Director: Raja Krishna Menon
Rating: 3.5 stars
Raja Krishna Menon's remake of Jon Favreau's Chef may not contain much fresh-off-the-oven food for takeaway thought, but the film does radiate enough warmth, intelligence and energy to make for a worthwhile cinematic repast. This is an elegantly mounted film that stresses the importance of the human touch that makes all the difference between a truly mouth-watering meal and a passable one - a rule that be might applied equally to movie-making - while it underscores how second chances, when tapped right, can turn things around. It does both without resorting to heavy-handed means. Chef delivers its wares with gentle flair and without self-consciously calling attention to its methods.
The visually sumptuous and tonally spry film rustles up an array of delights as it follows an overly self-obsessed Michelin-starred chef who returns to his ex-wife and son in Kerala in order to start over after a momentary lapse in judgement lands him in an American lock-up and puts a big blot on his flourishing career.
Chef celebrates the glory of food when it comes mixed with genuine love and passion. At one point, the protagonist reminds his young son of the guru ka langar in the Golden Temple, where feeding the hungry with one's own hands brings rab ki meher (god's blessings). The film is also an engaging relationship drama about a broken family in the process of mending fences.
Written by the director himself in collaboration with Ritesh Shah and Suresh Nair, Chef, a smartly indigenized version of the American original, adds up to a lively smorgasbord that is worth digging into and savouring. It is emotionally fulfilling, consistently peppy and laced with genteel humour. Menon opts for a restrained approach to the story of a disgraced chef who, egged on by his estranged wife, sets up a food truck in Kochi and, in the process, rediscovers his mojo on the personal and professional fronts.
The screenplay throws up many a droll moment. Malayali ka pyaar paana koi mazaak nahi hai (Securing the love of a Malayali is no joke), the hero quips in one scene. No sooner has he said that than a burly man appears from nowhere and protests against the chef serving food gratis. This is an affront to all Malayalis, he complains. So pay for what you eat, the hero suggests. The customer has a ready reply: Why should I when everyone else is eating for free? So there you are.
Chef is a feel-good drama that benefits from the nuanced colour palette that cinematographer Priya Seth (who also shot Menon's first two films, Barah Aana and Airlift) brings to the table. Her fluid camera flows as unobtrusively as water through the film, capturing Kerala's striking sights without letting the visual compositions turn into soulless images of the picture postcard variety.
The songs, composed predominantly by Raghu Dixit (who puts in an appearance in the foot-tapping Shugal lage le number) liven up the package with their verve and aptness.
Lead actor Saif Ali Khan, operating well within his comfort zone, slips adeptly into the skin of the mercurial Roshan Kalra, a Chandni Chowk man who, as a 15-year-old, ran away from home with dreams of conquering the world with his culinary skills.
He receives sturdy support from the actors around him.
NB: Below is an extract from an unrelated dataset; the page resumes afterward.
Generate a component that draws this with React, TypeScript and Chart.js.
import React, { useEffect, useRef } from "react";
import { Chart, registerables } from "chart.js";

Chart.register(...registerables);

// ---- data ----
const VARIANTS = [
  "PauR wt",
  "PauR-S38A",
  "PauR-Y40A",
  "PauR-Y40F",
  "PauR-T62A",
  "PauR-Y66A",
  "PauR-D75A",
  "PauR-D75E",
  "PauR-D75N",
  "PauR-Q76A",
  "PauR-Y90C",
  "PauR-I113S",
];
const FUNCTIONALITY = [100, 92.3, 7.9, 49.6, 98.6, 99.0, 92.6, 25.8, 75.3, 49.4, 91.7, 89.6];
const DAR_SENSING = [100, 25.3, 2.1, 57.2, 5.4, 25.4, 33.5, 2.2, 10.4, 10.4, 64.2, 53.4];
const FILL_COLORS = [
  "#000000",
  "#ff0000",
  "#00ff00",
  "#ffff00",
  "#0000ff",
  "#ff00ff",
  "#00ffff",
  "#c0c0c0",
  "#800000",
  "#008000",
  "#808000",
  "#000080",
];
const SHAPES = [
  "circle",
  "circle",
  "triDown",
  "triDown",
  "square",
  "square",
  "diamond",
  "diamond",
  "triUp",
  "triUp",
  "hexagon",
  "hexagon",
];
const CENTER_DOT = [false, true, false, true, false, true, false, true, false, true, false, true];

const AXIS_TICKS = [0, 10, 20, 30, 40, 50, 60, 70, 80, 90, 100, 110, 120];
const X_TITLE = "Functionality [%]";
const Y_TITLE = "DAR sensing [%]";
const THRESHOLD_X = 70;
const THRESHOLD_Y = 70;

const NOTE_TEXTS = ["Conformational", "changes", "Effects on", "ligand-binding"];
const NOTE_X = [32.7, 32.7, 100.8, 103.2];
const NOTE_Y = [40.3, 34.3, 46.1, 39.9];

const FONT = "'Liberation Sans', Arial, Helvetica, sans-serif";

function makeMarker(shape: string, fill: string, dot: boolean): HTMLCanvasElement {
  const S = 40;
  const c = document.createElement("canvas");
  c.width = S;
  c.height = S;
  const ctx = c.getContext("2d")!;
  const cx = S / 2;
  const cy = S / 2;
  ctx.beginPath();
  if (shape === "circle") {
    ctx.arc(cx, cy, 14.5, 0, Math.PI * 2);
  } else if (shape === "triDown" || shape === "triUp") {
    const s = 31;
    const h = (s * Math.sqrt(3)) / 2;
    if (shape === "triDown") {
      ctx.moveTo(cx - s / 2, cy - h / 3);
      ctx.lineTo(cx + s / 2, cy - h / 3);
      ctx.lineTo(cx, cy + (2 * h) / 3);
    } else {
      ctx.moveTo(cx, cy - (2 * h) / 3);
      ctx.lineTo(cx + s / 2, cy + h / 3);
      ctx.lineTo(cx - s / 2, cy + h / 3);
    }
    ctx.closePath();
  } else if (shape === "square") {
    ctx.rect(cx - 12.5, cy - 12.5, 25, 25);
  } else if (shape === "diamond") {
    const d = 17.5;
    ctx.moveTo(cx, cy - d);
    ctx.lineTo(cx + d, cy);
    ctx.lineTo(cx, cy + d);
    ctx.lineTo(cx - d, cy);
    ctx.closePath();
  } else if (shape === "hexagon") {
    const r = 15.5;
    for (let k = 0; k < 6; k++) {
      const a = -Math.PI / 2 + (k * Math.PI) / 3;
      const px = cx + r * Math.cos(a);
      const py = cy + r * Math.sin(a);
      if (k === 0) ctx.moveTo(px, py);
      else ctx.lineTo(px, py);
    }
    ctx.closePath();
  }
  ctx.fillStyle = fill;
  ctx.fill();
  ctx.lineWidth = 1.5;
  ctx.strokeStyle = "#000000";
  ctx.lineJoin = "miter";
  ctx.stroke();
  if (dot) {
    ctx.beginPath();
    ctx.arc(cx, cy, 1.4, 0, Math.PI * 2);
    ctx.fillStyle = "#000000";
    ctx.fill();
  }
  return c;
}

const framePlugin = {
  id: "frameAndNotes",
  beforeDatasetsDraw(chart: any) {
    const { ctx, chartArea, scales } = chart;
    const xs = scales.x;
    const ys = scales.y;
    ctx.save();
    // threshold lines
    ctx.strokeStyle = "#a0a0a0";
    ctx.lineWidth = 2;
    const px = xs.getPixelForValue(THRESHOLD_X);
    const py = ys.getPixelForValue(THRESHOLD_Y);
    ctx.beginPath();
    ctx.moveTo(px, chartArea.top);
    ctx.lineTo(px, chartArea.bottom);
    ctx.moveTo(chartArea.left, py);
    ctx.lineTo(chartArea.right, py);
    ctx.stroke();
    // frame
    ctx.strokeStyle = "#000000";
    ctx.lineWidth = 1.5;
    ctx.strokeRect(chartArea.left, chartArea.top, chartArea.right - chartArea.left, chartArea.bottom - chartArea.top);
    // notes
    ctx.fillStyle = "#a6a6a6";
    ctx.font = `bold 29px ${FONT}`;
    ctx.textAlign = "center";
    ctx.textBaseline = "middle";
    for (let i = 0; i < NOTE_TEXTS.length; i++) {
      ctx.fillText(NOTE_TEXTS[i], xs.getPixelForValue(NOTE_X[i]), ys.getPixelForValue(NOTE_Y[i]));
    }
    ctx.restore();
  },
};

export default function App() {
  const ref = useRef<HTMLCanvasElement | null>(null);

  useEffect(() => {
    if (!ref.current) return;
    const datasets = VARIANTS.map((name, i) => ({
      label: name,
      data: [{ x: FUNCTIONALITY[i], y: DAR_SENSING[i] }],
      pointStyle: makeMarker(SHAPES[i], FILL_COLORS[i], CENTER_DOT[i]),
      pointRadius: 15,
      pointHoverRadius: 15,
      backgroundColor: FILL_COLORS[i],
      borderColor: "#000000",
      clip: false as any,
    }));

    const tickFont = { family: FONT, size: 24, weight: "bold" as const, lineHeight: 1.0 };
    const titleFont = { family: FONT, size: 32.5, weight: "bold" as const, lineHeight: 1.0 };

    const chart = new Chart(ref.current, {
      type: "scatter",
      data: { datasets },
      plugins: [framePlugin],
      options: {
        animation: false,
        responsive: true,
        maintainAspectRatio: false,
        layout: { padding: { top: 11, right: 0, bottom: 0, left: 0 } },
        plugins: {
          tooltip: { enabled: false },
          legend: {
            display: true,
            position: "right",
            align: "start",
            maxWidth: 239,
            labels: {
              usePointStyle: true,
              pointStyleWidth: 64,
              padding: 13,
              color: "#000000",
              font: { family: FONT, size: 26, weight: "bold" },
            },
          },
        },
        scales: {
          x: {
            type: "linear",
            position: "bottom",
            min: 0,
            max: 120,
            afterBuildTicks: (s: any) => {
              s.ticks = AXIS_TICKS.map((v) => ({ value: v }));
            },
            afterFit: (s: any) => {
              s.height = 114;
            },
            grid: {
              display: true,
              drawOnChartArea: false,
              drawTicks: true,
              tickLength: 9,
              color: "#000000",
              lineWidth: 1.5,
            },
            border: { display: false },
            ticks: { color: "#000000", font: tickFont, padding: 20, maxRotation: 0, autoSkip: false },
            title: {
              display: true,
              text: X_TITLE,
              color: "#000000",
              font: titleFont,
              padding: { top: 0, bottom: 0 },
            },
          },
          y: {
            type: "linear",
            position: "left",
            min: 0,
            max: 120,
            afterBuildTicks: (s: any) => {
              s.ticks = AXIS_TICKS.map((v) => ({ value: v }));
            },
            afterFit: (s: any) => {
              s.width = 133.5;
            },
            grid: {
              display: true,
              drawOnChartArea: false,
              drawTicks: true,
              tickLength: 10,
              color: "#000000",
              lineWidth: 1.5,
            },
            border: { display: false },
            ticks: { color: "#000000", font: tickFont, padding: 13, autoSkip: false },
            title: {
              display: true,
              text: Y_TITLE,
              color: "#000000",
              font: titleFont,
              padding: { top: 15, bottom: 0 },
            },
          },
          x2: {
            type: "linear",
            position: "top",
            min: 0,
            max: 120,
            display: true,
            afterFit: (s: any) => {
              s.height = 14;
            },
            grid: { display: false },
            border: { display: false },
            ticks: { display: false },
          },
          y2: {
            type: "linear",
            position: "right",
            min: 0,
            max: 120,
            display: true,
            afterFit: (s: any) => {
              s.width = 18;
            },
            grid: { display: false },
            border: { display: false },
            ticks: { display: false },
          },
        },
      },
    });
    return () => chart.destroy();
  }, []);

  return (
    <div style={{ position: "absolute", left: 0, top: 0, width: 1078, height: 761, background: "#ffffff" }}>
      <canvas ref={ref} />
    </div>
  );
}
Padmapriya Janakiraman, in her second Hindi film since 2010's Striker, is an epitome of poise and grace in the role of a danseuse who has a life of her own but when push comes to shove does not shy away from helping her erstwhile husband get his life back on track.
Chandan Roy Sanyal, an actor who is often wasted in walk-on parts in Hindi films, grabs the opportunity that Chef offers him with both hands. He plays the male protagonist's Bangladeshi aide with aplomb. Dinesh Nair, who enters the scene late in the film in the guise of an ex-army man roped in to drive Roshan Kalra's food truck from Kochi to Delhi via Goa, makes his presence felt in no uncertain terms.
Sobhita Dhulipala, last seen in Anurag Kashyap's Raman Raghav 2.0, has no more than two and a half scenes in the film as the chef's assistant in the US eatery Galli Kitchen who gets promoted when her boss is shown the door. She gives the role her best shot.
Chef receives its biggest booster shot from the performance of young Svar Kamble, who plays the role of Roshan's son, a boy raised by a single mother but eager to reconnect with his long-absent father. The actor projects an easygoing demeanour that serves as a sharp contrast to the volatility that his dad is usually susceptible to.
In getting the hero to make rottza - a cross between roti and pizza, in a variation on the Cuban avatar of the ham-and-cheese sandwich invented by the original chef - on the road to redemption, Chef showcases the power of cultural fidelity while upholding the need for adaptability. In the portions in the first half in which the father takes his son on a trip back to his roots - to Delhi and Amritsar, where he learnt the ropes from a sweetmeat seller and a dhaba owner before making the leap into the global arena - the son is all ears. As father and son learn the tricks of life from each other, they attain completion.
Chef serves up a feast garnished with subtle spices. Its aroma is mild and delicate, but the after-taste lingers on for long. Watch it: Chef is a film that is easy to fall in love with.